AIM » Below are records; reproduce exactly the lines from the one that has "Reproduce this chart" through the one that has "import numpy as np", ends included, and nothing more.

TASK INPUTS »
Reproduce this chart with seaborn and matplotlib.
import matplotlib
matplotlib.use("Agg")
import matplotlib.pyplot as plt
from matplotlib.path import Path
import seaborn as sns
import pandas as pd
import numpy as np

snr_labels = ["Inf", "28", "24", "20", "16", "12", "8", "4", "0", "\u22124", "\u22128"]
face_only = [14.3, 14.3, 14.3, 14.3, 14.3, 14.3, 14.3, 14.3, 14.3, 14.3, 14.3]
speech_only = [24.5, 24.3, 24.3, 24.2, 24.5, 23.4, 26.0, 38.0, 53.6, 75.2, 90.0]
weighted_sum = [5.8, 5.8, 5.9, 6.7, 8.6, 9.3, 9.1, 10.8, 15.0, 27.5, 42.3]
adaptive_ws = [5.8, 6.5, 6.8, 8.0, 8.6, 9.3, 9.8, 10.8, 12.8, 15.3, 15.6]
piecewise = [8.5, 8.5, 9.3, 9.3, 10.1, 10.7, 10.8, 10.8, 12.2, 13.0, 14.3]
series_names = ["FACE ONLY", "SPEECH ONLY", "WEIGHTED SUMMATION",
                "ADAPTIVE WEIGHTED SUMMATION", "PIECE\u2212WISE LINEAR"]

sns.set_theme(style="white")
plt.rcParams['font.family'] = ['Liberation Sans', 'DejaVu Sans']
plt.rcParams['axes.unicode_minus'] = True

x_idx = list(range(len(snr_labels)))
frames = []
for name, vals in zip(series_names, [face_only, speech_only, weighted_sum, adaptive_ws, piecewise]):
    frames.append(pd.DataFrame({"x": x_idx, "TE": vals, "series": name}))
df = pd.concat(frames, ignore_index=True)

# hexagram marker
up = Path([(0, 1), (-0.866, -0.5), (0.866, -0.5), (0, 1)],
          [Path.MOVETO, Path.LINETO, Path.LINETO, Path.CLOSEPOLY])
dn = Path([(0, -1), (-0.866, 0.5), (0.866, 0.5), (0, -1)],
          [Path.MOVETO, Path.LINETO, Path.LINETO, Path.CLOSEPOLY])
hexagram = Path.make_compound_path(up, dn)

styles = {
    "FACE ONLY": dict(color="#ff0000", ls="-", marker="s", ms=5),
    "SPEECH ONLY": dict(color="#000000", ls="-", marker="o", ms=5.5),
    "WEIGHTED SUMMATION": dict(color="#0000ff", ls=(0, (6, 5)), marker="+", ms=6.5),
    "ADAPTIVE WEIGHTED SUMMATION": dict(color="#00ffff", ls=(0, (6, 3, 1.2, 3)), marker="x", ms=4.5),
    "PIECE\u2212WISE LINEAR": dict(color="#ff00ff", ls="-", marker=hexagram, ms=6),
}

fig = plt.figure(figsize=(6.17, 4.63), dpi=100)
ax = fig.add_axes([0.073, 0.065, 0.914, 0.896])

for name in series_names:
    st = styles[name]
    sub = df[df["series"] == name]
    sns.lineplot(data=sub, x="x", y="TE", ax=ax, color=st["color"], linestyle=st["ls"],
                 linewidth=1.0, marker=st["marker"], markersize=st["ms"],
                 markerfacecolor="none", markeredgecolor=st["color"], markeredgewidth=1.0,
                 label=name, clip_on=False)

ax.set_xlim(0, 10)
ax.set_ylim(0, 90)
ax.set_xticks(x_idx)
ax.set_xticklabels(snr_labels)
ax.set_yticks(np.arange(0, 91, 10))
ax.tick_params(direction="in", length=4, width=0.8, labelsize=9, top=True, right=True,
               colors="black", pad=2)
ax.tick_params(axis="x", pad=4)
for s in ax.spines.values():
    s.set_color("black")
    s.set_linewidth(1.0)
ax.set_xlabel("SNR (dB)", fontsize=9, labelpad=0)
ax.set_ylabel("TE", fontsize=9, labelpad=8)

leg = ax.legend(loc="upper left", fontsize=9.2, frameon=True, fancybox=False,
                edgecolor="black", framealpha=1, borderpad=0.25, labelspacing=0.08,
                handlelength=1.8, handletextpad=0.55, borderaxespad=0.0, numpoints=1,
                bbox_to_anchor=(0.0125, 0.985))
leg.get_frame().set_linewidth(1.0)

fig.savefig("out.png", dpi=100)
* * *
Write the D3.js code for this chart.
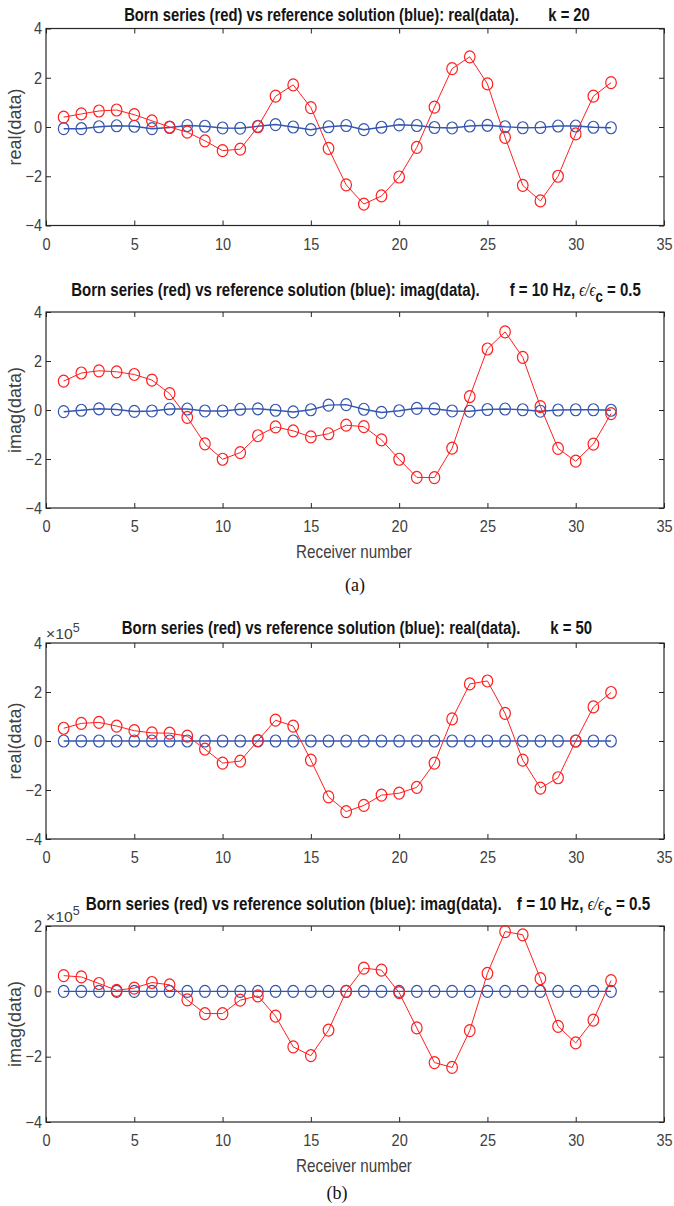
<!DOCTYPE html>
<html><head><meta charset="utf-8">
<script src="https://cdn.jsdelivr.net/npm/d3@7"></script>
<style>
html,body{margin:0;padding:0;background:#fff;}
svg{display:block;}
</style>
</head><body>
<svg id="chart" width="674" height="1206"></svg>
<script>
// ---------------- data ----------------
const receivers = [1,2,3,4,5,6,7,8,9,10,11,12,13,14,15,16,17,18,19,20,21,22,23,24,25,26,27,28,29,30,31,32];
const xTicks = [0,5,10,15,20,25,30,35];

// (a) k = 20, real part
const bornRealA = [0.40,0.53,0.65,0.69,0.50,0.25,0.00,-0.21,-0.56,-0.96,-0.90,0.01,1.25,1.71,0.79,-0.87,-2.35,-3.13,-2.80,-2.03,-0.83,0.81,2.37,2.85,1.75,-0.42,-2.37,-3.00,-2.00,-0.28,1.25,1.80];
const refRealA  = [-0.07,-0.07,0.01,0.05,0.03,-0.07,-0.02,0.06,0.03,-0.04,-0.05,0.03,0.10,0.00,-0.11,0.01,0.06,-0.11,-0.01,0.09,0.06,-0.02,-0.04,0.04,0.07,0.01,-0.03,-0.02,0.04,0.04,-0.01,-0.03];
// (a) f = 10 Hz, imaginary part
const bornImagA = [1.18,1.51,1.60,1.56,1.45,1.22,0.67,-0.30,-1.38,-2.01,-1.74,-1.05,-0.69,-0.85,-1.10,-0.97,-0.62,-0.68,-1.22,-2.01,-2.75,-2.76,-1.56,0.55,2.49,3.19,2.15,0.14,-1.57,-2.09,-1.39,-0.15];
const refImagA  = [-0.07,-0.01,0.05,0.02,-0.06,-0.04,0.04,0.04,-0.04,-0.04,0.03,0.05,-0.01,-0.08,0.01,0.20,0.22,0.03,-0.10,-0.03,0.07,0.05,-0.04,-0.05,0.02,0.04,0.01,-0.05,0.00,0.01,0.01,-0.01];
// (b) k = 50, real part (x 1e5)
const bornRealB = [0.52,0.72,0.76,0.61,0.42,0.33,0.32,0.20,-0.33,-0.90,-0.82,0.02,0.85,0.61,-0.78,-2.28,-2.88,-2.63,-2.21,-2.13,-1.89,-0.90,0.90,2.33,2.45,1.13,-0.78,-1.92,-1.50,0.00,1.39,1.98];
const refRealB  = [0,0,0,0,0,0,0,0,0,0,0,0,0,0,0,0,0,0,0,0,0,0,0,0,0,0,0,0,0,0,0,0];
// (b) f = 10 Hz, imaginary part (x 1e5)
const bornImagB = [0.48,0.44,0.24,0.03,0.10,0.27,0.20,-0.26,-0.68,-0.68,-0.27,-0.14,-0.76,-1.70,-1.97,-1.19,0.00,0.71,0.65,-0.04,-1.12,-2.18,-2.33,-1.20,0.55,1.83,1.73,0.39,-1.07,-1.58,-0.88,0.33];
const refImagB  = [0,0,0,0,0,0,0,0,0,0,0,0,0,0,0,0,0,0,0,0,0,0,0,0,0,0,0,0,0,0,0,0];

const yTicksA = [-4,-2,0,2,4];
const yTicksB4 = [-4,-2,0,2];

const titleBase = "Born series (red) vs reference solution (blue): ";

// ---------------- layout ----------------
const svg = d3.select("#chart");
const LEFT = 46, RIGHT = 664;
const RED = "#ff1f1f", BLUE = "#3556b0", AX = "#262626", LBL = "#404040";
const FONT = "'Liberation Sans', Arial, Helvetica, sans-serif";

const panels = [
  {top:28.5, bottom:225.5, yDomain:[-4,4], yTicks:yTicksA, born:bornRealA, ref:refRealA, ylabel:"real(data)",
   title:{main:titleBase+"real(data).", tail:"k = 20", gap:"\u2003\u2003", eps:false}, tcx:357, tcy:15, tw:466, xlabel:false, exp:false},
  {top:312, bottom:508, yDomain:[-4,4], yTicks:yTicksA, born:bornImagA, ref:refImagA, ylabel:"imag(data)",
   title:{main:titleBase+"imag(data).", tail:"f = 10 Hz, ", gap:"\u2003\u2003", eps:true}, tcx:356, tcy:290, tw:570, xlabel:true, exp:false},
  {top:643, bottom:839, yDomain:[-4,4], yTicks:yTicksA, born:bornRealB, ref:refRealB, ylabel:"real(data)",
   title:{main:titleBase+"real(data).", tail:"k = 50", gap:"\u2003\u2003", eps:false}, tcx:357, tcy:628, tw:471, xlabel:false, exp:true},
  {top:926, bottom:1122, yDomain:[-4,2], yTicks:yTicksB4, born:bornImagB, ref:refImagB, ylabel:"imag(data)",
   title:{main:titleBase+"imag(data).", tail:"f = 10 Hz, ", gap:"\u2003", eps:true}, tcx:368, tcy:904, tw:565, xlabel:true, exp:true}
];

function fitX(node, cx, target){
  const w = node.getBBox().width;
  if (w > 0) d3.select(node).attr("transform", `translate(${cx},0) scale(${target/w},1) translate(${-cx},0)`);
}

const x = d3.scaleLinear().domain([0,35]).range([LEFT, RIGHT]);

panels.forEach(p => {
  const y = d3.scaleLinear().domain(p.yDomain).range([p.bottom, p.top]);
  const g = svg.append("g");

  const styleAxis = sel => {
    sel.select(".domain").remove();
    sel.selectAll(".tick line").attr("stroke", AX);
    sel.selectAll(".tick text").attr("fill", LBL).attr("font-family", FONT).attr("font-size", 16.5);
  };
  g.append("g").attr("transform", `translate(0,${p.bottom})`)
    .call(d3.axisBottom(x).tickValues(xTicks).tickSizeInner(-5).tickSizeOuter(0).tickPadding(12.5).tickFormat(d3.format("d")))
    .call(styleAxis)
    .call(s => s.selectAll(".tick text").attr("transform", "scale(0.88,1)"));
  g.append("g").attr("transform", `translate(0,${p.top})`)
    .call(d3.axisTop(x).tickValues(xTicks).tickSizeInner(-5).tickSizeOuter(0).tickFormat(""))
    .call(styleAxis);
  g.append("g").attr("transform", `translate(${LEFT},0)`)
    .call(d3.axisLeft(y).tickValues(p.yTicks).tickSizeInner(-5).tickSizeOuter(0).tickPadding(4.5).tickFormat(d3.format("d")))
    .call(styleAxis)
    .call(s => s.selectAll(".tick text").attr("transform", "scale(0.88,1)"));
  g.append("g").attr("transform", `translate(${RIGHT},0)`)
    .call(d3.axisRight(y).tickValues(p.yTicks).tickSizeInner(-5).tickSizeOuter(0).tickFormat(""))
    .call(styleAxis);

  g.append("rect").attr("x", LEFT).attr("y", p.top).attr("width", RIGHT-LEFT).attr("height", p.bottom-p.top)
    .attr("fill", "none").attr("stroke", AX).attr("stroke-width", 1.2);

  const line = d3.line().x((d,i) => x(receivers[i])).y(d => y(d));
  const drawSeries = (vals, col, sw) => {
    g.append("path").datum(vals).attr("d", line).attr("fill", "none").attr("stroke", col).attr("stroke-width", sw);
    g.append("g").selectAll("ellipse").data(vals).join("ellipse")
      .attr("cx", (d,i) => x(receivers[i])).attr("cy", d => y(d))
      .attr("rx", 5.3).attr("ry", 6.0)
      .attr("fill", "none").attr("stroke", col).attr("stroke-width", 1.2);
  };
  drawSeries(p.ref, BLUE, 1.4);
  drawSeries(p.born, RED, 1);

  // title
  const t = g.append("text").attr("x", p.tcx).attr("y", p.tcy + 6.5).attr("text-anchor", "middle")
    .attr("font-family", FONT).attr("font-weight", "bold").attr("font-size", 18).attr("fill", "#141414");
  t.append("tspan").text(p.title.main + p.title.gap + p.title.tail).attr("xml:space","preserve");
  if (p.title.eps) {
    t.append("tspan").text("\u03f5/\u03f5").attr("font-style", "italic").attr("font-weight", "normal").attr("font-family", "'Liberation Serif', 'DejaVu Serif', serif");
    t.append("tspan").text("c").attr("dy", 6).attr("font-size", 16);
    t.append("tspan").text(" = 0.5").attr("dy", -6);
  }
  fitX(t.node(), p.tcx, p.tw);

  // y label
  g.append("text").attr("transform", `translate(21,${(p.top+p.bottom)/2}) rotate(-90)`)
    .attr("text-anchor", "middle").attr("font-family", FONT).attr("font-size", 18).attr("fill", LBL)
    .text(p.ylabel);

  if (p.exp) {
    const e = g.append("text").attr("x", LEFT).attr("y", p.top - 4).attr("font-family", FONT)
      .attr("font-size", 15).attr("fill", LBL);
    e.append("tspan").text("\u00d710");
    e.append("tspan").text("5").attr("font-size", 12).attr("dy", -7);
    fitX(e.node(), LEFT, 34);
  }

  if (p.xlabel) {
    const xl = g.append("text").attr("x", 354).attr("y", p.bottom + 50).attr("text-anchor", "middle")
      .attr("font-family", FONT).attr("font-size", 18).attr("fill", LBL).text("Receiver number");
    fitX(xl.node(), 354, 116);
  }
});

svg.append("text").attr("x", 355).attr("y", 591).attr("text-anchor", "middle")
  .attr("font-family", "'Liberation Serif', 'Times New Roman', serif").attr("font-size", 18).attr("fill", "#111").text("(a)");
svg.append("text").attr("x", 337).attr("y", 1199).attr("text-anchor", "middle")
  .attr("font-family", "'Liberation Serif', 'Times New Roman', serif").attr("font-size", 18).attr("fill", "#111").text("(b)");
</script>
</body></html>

EXERCISE SOLUTION »
Reproduce this chart with seaborn and matplotlib.
import matplotlib
matplotlib.use("Agg")
import matplotlib.pyplot as plt
from matplotlib.path import Path
import seaborn as sns
import pandas as pd
import numpy as np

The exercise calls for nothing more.